Some teams look virtually identical to what they looked like back when the first Super Bowl was played—the Raiders, Cowboys, Packers, Bears, and Colts immediately spring to mind. (And then we have the Browns, which represent a category all to themselves.) Others are recognizable, but have clearly evolved—the Saints, 49ers, Vikings, Chargers, and Eagles fall into this category. The Bucs, who discarded their original “creamsicle” palette and “Bucco Bruce” logo almost a quarter century ago, are NFL outliers. Tampa Bay, along with a select handful of established clubs like the Denver Broncos and New England Patriots, blew things up and reimagined themselves entirely at some point. Tennessee (formerly the Houston Oilers) opted to retain Houston’s Columbia blue when they rebranded, much like the Chiefs’ decision to keep the red and yellow colors that were worn by the Dallas Texans. Alternatively, the Baltimore Ravens bear no resemblance to the former Cleveland Browns, nor should they.

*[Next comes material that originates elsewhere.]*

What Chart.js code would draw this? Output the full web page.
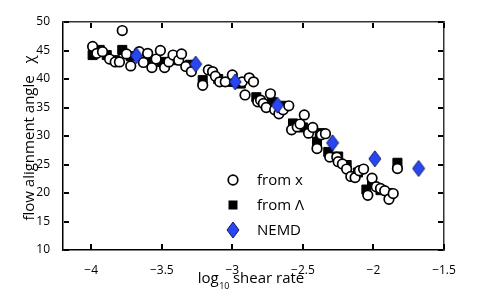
<!DOCTYPE html>
<html>
<head>
<meta charset="utf-8">
<script src="https://cdn.jsdelivr.net/npm/chart.js@4.4.1/dist/chart.umd.min.js"></script>
<style>
  html, body { margin: 0; padding: 0; background: #fff; }
  #wrap { width: 490px; height: 294px; }
</style>
</head>
<body>
<div id="wrap"><canvas id="c" width="490" height="294"></canvas></div>
<script>
// data
const xTicks = [-4, -3.5, -3, -2.5, -2, -1.5];
const yTicks = [10, 15, 20, 25, 30, 35, 40, 45, 50];

const chiX = [-3.99,-3.96,-3.92,-3.87,-3.83,-3.80,-3.78,-3.75,-3.72,-3.66,-3.63,-3.60,-3.57,-3.54,-3.51,-3.48,-3.45,-3.42,-3.38,-3.36,-3.33,-3.29,-3.21,-3.17,-3.14,-3.12,-3.09,-3.05,-3.00,-2.93,-2.91,-2.88,-2.85,-2.82,-2.80,-2.78,-2.76,-2.73,-2.70,-2.67,-2.64,-2.60,-2.58,-2.54,-2.52,-2.49,-2.46,-2.43,-2.40,-2.37,-2.34,-2.31,-2.26,-2.25,-2.22,-2.19,-2.16,-2.13,-2.10,-2.07,-2.04,-2.01,-1.98,-1.95,-1.92,-1.89,-1.86,-1.83];
const chiY = [45.7,44.5,44.8,43.5,43.0,43.0,48.5,44.4,42.3,44.8,42.9,44.5,42.0,43.5,45.0,42.0,43.0,44.2,43.3,44.4,42.2,41.3,38.9,41.6,41.3,40.5,39.5,39.5,40.7,39.5,37.2,40.2,39.5,36.0,36.3,35.7,35.0,37.4,34.6,33.9,34.6,35.3,31.1,31.6,32.1,33.7,30.5,31.5,27.8,30.2,30.4,26.3,26.3,25.5,25.1,24.2,22.9,22.7,23.9,24.2,19.6,22.6,21.1,20.8,20.4,18.9,19.9,24.3];

const lamX = [-3.99,-3.94,-3.89,-3.83,-3.78,-3.72,-3.60,-3.50,-3.40,-3.30,-3.21,-3.10,-3.00,-2.94,-2.83,-2.72,-2.65,-2.57,-2.50,-2.38,-2.40,-2.32,-2.25,-2.19,-2.11,-2.05,-2.01,-1.95,-1.89,-1.83];
const lamY = [44.2,45.1,44.2,43.3,45.1,44.0,43.5,43.0,43.3,42.5,39.8,40.0,39.5,39.2,36.8,36.0,35.3,32.2,31.5,30.5,29.0,27.2,26.4,24.9,23.6,20.6,21.7,20.5,20.0,25.3];

const nemdX = [-3.68, -3.26, -2.98, -2.68, -2.29, -1.99, -1.68];
const nemdY = [44.1, 42.6, 39.5, 35.4, 28.8, 26.0, 24.3];

const legendLabels = ['from x', 'from \u039B', 'NEMD'];

const BLUE = '#2a46f2';
const FONT = '"Open Sans", "Liberation Sans", sans-serif';

function pts(xs, ys) { return xs.map((x, i) => ({ x: x, y: ys[i] })); }

// tall diamond marker
function makeDiamond(w, h) {
  const c = document.createElement('canvas');
  c.width = w + 2; c.height = h + 2;
  const g = c.getContext('2d');
  g.beginPath();
  g.moveTo(c.width / 2, 1);
  g.lineTo(c.width - 1, c.height / 2);
  g.lineTo(c.width / 2, c.height - 1);
  g.lineTo(1, c.height / 2);
  g.closePath();
  g.fillStyle = BLUE;
  g.fill();
  g.lineWidth = 1;
  g.strokeStyle = '#0a1a60';
  g.stroke();
  return c;
}
const diamond = makeDiamond(12, 16);

const circleStyle = { pointStyle: 'circle', radius: 4.8, backgroundColor: '#fff', borderColor: '#000', borderWidth: 1.7 };
const squareStyle = { pointStyle: 'rect', radius: 6.4, backgroundColor: '#000', borderColor: '#000', borderWidth: 1 };

// legend, axis titles, then inward ticks
const decor = {
  id: 'decor',
  afterDraw(chart) {
    const ctx = chart.ctx;
    ctx.save();
    const lx = 233, ly = [180, 205, 230];
    ctx.fillStyle = '#fff'; ctx.strokeStyle = '#000'; ctx.lineWidth = 1.7;
    ctx.beginPath(); ctx.arc(lx, ly[0], 4.8, 0, Math.PI * 2); ctx.fill(); ctx.stroke();
    ctx.fillStyle = '#000';
    ctx.fillRect(lx - 4.5, ly[1] - 4.5, 9, 9);
    ctx.drawImage(diamond, lx - diamond.width / 2, ly[2] - diamond.height / 2);
    ctx.font = '15px ' + FONT;
    ctx.textBaseline = 'middle';
    ctx.textAlign = 'left';
    legendLabels.forEach((t, i) => ctx.fillText(t, 257, ly[i] + 1));

    // x title with subscript
    ctx.textBaseline = 'alphabetic';
    const p1 = 'log', p2 = '10', p3 = ' shear rate';
    ctx.font = '15px ' + FONT; const w1 = ctx.measureText(p1).width;
    ctx.font = '9px ' + FONT; const w2 = ctx.measureText(p2).width;
    ctx.font = '15px ' + FONT; const w3 = ctx.measureText(p3).width;
    const sx = 251 - (w1 + w2 + w3) / 2;
    ctx.fillText(p1, sx, 283);
    ctx.font = '9px ' + FONT; ctx.fillText(p2, sx + w1 + 0.5, 289);
    ctx.font = '15px ' + FONT; ctx.fillText(p3, sx + w1 + w2, 283);

    // y title
    ctx.translate(34, 138);
    ctx.rotate(-Math.PI / 2);
    ctx.textAlign = 'center';
    ctx.font = '15px ' + FONT;
    ctx.fillText('flow alignment angle   \u03C7', 0, 0);
    ctx.restore();

    // inward ticks on all four sides
    const xs = chart.scales.x, ys = chart.scales.y;
    const L = 63, R = 444, T = 22, B = 250;
    ctx.save();
    ctx.fillStyle = '#000';
    xTicks.forEach(v => {
      const px = Math.round(xs.getPixelForValue(v));
      ctx.fillRect(px - 1, B - 6, 2, 5);
      ctx.fillRect(px - 1, T + 1, 2, 5);
    });
    yTicks.forEach(v => {
      const py = Math.round(ys.getPixelForValue(v));
      ctx.fillRect(L + 1, py - 1, 5, 2);
      ctx.fillRect(R - 6, py - 1, 5, 2);
    });
    ctx.restore();
  }
};

const frameAxis = (pos) => ({
  type: 'linear', position: pos, display: true,
  min: pos === 'top' ? -4.2 : 10, max: pos === 'top' ? -1.5 : 50,
  afterFit: s => { if (pos === 'top') s.height = 0; else s.width = 0; },
  grid: { display: false },
  border: { display: true, color: '#333', width: 1.5 },
  ticks: { display: false }
});

new Chart(document.getElementById('c'), {
  type: 'scatter',
  data: {
    datasets: [
      Object.assign({ label: legendLabels[0], data: pts(chiX, chiY), order: 1 }, circleStyle),
      Object.assign({ label: legendLabels[1], data: pts(lamX, lamY), order: 2 }, squareStyle),
      { label: legendLabels[2], data: pts(nemdX, nemdY), order: 0, pointStyle: diamond, radius: 8 }
    ]
  },
  options: {
    responsive: false,
    animation: false,
    layout: { padding: { top: 22, right: 46, left: 0, bottom: 0 } },
    plugins: { legend: { display: false }, tooltip: { enabled: false } },
    scales: {
      x: {
        type: 'linear', min: -4.2, max: -1.5,
        afterBuildTicks: s => { s.ticks = xTicks.map(v => ({ value: v })); },
        afterFit: s => { s.height = 44; },
        grid: { display: false }, border: { display: true, color: '#000', width: 1.5 },
        ticks: { color: '#000', padding: 5, font: { size: 12, family: FONT },
          callback: v => String(v).replace('-', '\u2212') }
      },
      y: {
        type: 'linear', min: 10, max: 50,
        afterBuildTicks: s => { s.ticks = yTicks.map(v => ({ value: v })); },
        afterFit: s => { s.width = 63; },
        grid: { display: false }, border: { display: true, color: '#000', width: 1.5 },
        ticks: { color: '#000', padding: 5, font: { size: 12, family: FONT } }
      },
      x2: frameAxis('top'),
      y2: frameAxis('right')
    }
  },
  plugins: [decor]
});
</script>
</body>
</html>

The future of the Chiefs’ name and visual identity are murky. Objectively speaking, we can look to the recent examples of the Washington Football Club and the Cleveland American League Baseball Team and imagine a red and gold KC team with something other than an arrowhead on their helmets at some point down the road. And that could potentially lead to other changes, because, as Lamar Hunt told the Star back in 1994, “Had we not had that emblem on our helmet, Arrowhead Stadium would have been named something else.” 

When the franchise moved to Kansas City, Hunt and coach Hank Stram wanted to call the team the “Kansas City Texans,” which would have put them in that small club of weirdly misnamed sports brethren that include the NBA’s Los Angeles Lakers and Utah Jazz. Instead we will see the Chiefs, looking much like the Chiefs of Super Bowl I, and that just seems right.